作者 treat face detection as a general object detection task(face detection is just a sub task of general object detection),在 yolov5 目标检测的工程基础上,改进提出人脸检测器 YOLO5Face
2 Related Work
Object Detection
traditional
two-stage
one-stage
Face Detection 解决 scale, pose, occlusion, expression, makeup, illumination, blur and etc 问题
YOLO
3 Advantages / Contributions
设计 YOLO5Face 人脸检测器
针对不用应用需求,提出不同大小的人脸检测器
在 WiderFace 上评估,实现了 SOTA(validation)
4 Method
1)Network Architecture
相比于 yolov5 的改进
add a landmark regression head to the YOLOv5 network. 采用的是 Wing Loss
replace the Focus with a Stem block structure(图 1 的(d))
change the SPP block and use a smaller kernel(13x13-9x9-5x5 改成了 7x7-5x7-3x3)
add a P6 output block with stride of 64(增加大脸检出率)
调增了 DA 策略,取消了上下翻转,Mosaic 和小目标兼容性不好,random cropping 效果不错
design two super light-weight models based on ShuffleNetV2(YOLOv5n / YOLOv5n-0.5)
2)Landmark Regression
L1 L2 和 smooth L1,these loss functions are not sensitive to small errors.

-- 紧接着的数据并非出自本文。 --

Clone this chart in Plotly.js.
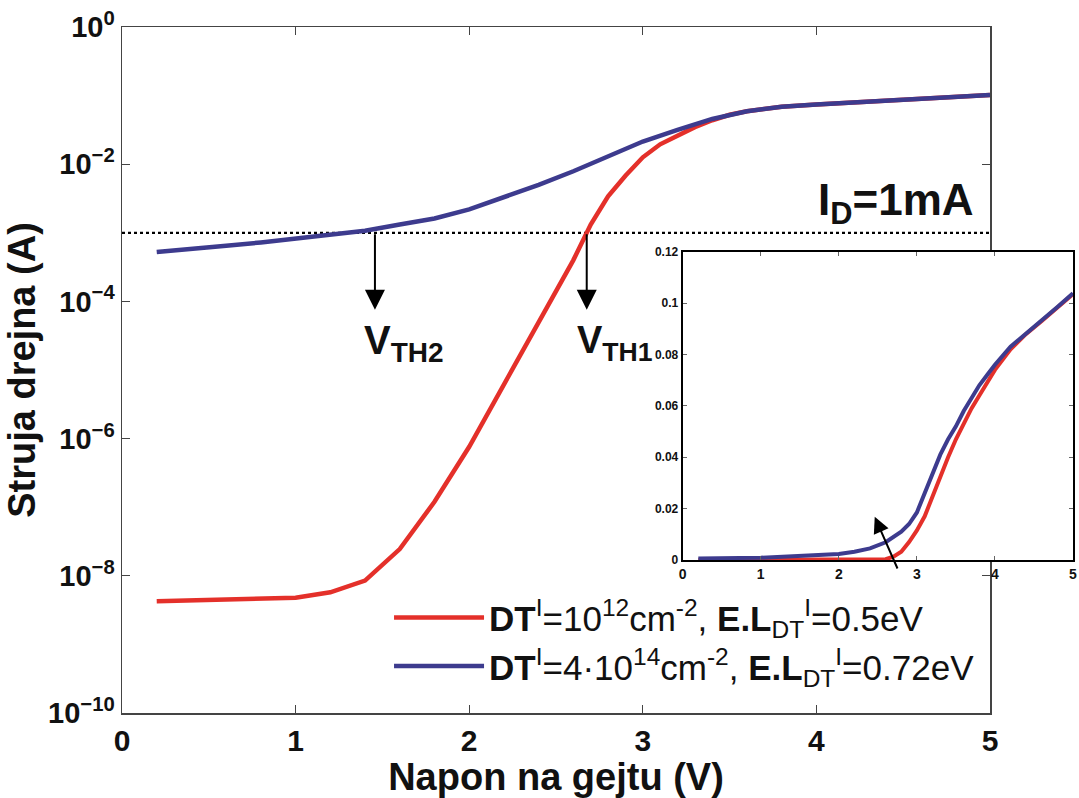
<!DOCTYPE html>
<html>
<head>
<meta charset="utf-8">
<script src="https://cdn.plot.ly/plotly-3.0.1.min.js"></script>
<style>html,body{margin:0;padding:0;background:#fff;}#chart{width:1079px;height:798px;}</style>
</head>
<body>
<div id="chart"></div>
<script>
// ---- Main plot data (log scale) ----
const gateVoltageRed = [0.2,0.4,0.6,0.8,1.0,1.2,1.4,1.6,1.8,2.0,2.2,2.4,2.5,2.6,2.7,2.8,2.9,3.0,3.1,3.2,3.3,3.4,3.5,3.6,3.8,4.0,4.2,4.4,4.6,4.8,5.0];
const drainCurrentRed = [4.27e-9,4.37e-9,4.47e-9,4.57e-9,4.79e-9,5.75e-9,8.5e-9,2.45e-8,1.2e-7,7.6e-7,6.0e-6,4.7e-5,1.32e-4,4.0e-4,1.32e-3,3.4e-3,6.8e-3,1.26e-2,1.95e-2,2.63e-2,3.47e-2,4.37e-2,5.25e-2,5.9e-2,6.9e-2,7.4e-2,7.9e-2,8.5e-2,9.1e-2,9.66e-2,1.02e-1];
const gateVoltageBlue = [0.2,0.4,0.6,0.8,1.0,1.2,1.4,1.6,1.8,2.0,2.2,2.4,2.6,2.8,3.0,3.2,3.4,3.6,3.8,4.0,4.2,4.4,4.6,4.8,5.0];
const drainCurrentBlue = [5.25e-4,5.75e-4,6.46e-4,7.24e-4,8.3e-4,9.55e-4,1.07e-3,1.32e-3,1.62e-3,2.19e-3,3.31e-3,5.0e-3,7.9e-3,1.32e-2,2.14e-2,3.16e-2,4.57e-2,5.9e-2,6.9e-2,7.4e-2,7.9e-2,8.5e-2,9.1e-2,9.66e-2,1.02e-1];
const thresholdX = [0, 5];
const thresholdCurrent = [1e-3, 1e-3];
const vth2 = 1.457;
const vth1 = 2.677;
const logTickVals = [1e-10, 1e-8, 1e-6, 1e-4, 1e-2, 1];
const logTickText = ['10<sup>−10</sup>', '10<sup>−8</sup>', '10<sup>−6</sup>', '10<sup>−4</sup>', '10<sup>−2</sup>', '10<sup>0</sup>'];

// ---- Inset data (linear scale) ----
const insetVoltageRed = [0.2,1.0,2.0,2.4,2.6,2.7,2.8,2.9,3.0,3.1,3.2,3.3,3.4,3.5,3.6,3.7,3.8,3.9,4.0,4.2,4.4,4.6,4.8,5.0];
const insetCurrentRed = [0.0,0.0,0.0001,0.0001,0.0003,0.0013,0.0032,0.007,0.0115,0.017,0.025,0.033,0.040,0.047,0.053,0.059,0.064,0.069,0.074,0.082,0.088,0.093,0.098,0.1035];
const insetVoltageBlue = [0.2,1.0,2.0,2.2,2.4,2.6,2.8,2.9,3.0,3.1,3.2,3.3,3.4,3.5,3.6,3.7,3.8,3.9,4.0,4.2,4.4,4.6,4.8,5.0];
const insetCurrentBlue = [0.0006,0.0009,0.0023,0.0032,0.0045,0.0069,0.011,0.014,0.0185,0.026,0.034,0.041,0.047,0.052,0.058,0.063,0.068,0.072,0.076,0.083,0.088,0.093,0.0985,0.1038];

const seriesNames = [
  '<b>DT</b><sup>I</sup>=10<sup>12</sup>cm<sup>-2</sup>, <b>E.L</b><sub>DT</sub><sup>I</sup>=0.5eV',
  '<b>DT</b><sup>I</sup>=4·10<sup>14</sup>cm<sup>-2</sup>, <b>E.L</b><sub>DT</sub><sup>I</sup>=0.72eV'
];
const RED = '#e4302a';
const BLUE = '#3d3b8e';
const FONT = 'Liberation Sans, Arial, Helvetica, sans-serif';

const traces = [
  {x: thresholdX, y: thresholdCurrent, mode: 'lines', line: {color: '#000', width: 2.2, dash: 'dot'}, showlegend: false, xaxis: 'x', yaxis: 'y'},
  {x: gateVoltageRed, y: drainCurrentRed, mode: 'lines', name: seriesNames[0], line: {color: RED, width: 4.5}, xaxis: 'x', yaxis: 'y'},
  {x: gateVoltageBlue, y: drainCurrentBlue, mode: 'lines', name: seriesNames[1], line: {color: BLUE, width: 4.5}, xaxis: 'x', yaxis: 'y'},
  {x: insetVoltageRed, y: insetCurrentRed, mode: 'lines', line: {color: RED, width: 4}, showlegend: false, xaxis: 'x2', yaxis: 'y2'},
  {x: insetVoltageBlue, y: insetCurrentBlue, mode: 'lines', line: {color: BLUE, width: 4}, showlegend: false, xaxis: 'x2', yaxis: 'y2'}
];

const W = 1079, H = 798, ML = 122, MR = 5, MT = 27, MB = 85;
const PW = W - ML - MR, PH = H - MT - MB;

const arrowCommon = {xref: 'x', yref: 'y', axref: 'x', ayref: 'y', showarrow: true, arrowhead: 2, arrowsize: 2, arrowwidth: 2, arrowcolor: '#000', text: ''};

const layout = {
  width: W, height: H,
  margin: {l: ML, r: MR, t: MT, b: MB},
  paper_bgcolor: '#fff', plot_bgcolor: 'rgba(0,0,0,0)',
  font: {family: FONT, color: '#111'},
  showlegend: true,
  legend: {x: 0.2805, y: 0.182, xanchor: 'left', yanchor: 'top', bgcolor: 'rgba(0,0,0,0)', borderwidth: 0,
           font: {size: 35, family: FONT, color: '#111'}, itemwidth: 90, tracegroupgap: 0},
  xaxis: {domain: [0, 868 / PW], range: [0, 5], dtick: 1, tick0: 0, anchor: 'y',
          showline: true, linecolor: '#444', linewidth: 1.5, mirror: 'ticks',
          ticks: 'inside', ticklen: 8, tickwidth: 1.2, tickcolor: '#444', showgrid: false, zeroline: false,
          tickfont: {size: 30, family: FONT, weight: 'bold', color: '#111'},
          title: {text: 'Napon na gejtu (V)', font: {size: 38, family: FONT, weight: 'bold', color: '#111'}, standoff: 0},
          automargin: false},
  yaxis: {domain: [0, 1], type: 'log', range: [-10, 0], tickmode: 'array', tickvals: logTickVals, ticktext: logTickText, anchor: 'x',
          showline: true, linecolor: '#444', linewidth: 1.5, mirror: 'ticks',
          ticks: 'inside', ticklen: 8, tickwidth: 1.2, tickcolor: '#444', showgrid: false, zeroline: false,
          tickfont: {size: 29, family: FONT, weight: 'bold', color: '#111'},
          title: {text: 'Struja drejna (A)', font: {size: 38, family: FONT, weight: 'bold', color: '#111'}, standoff: 0},
          automargin: false},
  xaxis2: {domain: [(682.7 - ML) / PW, (1073 - ML) / PW], range: [0, 5], dtick: 1, anchor: 'y2',
           showline: true, linecolor: '#000', linewidth: 2, mirror: 'ticks',
           ticks: 'inside', ticklen: 4, tickcolor: '#666', showgrid: false, zeroline: false,
           tickfont: {size: 14, family: FONT, weight: 'bold', color: '#111'}, automargin: false},
  yaxis2: {domain: [1 - (560 - MT) / PH, 1 - (251.7 - MT) / PH], range: [0, 0.12], dtick: 0.02, anchor: 'x2',
           showline: true, linecolor: '#000', linewidth: 2, mirror: 'ticks',
           ticks: 'inside', ticklen: 4, tickcolor: '#666', showgrid: false, zeroline: false,
           tickfont: {size: 12, family: FONT, weight: 'bold', color: '#111'}, automargin: false},
  shapes: [
    {type: 'rect', xref: 'x2', yref: 'y2', x0: 0, x1: 5, y0: 0, y1: 0.12, fillcolor: '#fff', line: {width: 0}, layer: 'below'}
  ],
  annotations: [
    Object.assign({}, arrowCommon, {x: vth2, y: -4.12, ax: vth2, ay: Math.log10(thresholdCurrent[0])}),
    Object.assign({}, arrowCommon, {x: vth1, y: -4.12, ax: vth1, ay: Math.log10(thresholdCurrent[0])}),
    {xref: 'x', yref: 'y', x: 1.38, y: -4.6, xanchor: 'left', yanchor: 'middle', showarrow: false,
     text: '<b>V<sub>TH2</sub></b>', font: {size: 40, family: FONT, color: '#111'}},
    {xref: 'x', yref: 'y', x: 2.61, y: -4.6, xanchor: 'left', yanchor: 'middle', showarrow: false,
     text: '<b>V<sub>TH1</sub></b>', font: {size: 38, family: FONT, color: '#111'}},
    {xref: 'x', yref: 'y', x: 4.92, y: -2.57, xanchor: 'right', yanchor: 'middle', showarrow: false,
     text: '<b>I<sub>D</sub>=1mA</b>', font: {size: 44, family: FONT, color: '#111'}},
    {xref: 'x2', yref: 'y2', axref: 'x2', ayref: 'y2', x: 2.46, y: 0.0168, ax: 2.76, ay: -0.0039,
     showarrow: true, arrowhead: 2, arrowsize: 1.6, arrowwidth: 2, arrowcolor: '#000', text: ''}
  ]
};

Plotly.newPlot('chart', traces, layout, {staticPlot: true, displayModeBar: false});
</script>
</body>
</html>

采用的 wing loss 对小 error 更敏感 最终的 loss 由 objection loss 和 landmark loss 构成
5 Experiments
5.1 Datasets
WiderFace
contains 32,203 images and 393,703 faces
train/validation/test sets by ratio 50%/10%/40%
three levels of difficulty: Easy, Medium, and Hard.
FDDB
5171 faces annotated in 2845 images.
5.2 Ablation Study
模型结构细节 消融实验
Stem Block vs. Focus Layer
SPP with Smaller Size Kernels
P6 Output Block
Data Augmentation
Mosaic helps the mAP in the Hard dataset.

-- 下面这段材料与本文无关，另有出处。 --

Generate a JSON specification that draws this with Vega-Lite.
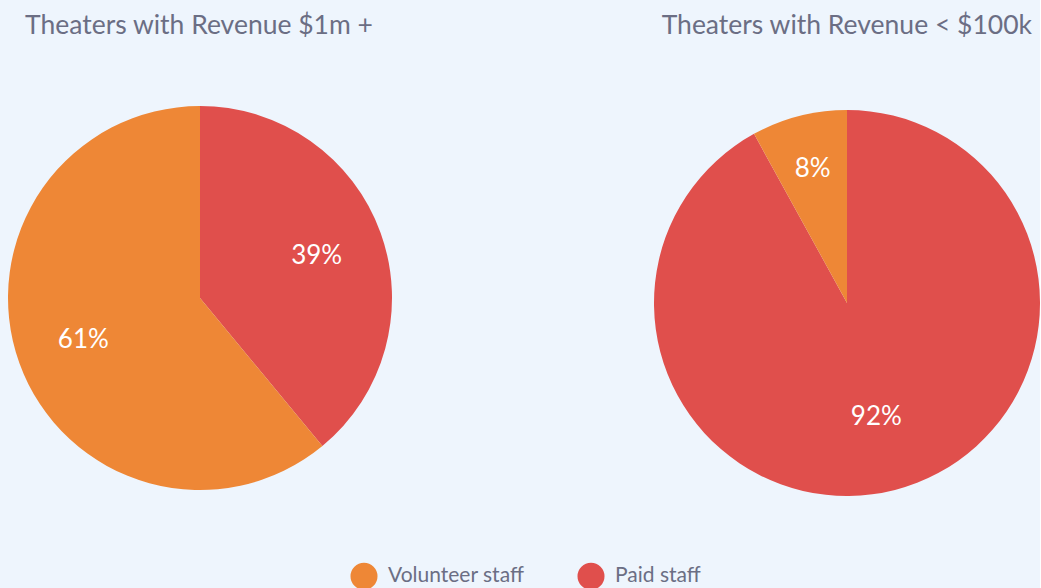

the Mosaic has to work with the ignoring small faces, otherwise the performance degrades dramatically
5.3 YOLO5Face for Face Recognition
关键点的对比,vs RetinaFace 大角度作者的方法会更准确一点
5.4 YOLO5Face on WiderFace Dataset
SCRFD 感觉好猛
看看 PR 曲线
validation dataset:YOLOv5x6-Face detector achieves 96.9%, 96.0%, 91.6% mAP on the Easy, Medium, and Hard subset(比SOTA 猛)
test dataset:YOLOv5x6-Face detector achieves 95.8%, 94.9%, 90.5% mAP on the Easy, Medium, and Hard subset(没 SOTA猛)
we only use multiple scales and left-right flipping without using other test-time augmentation (TTA) methods.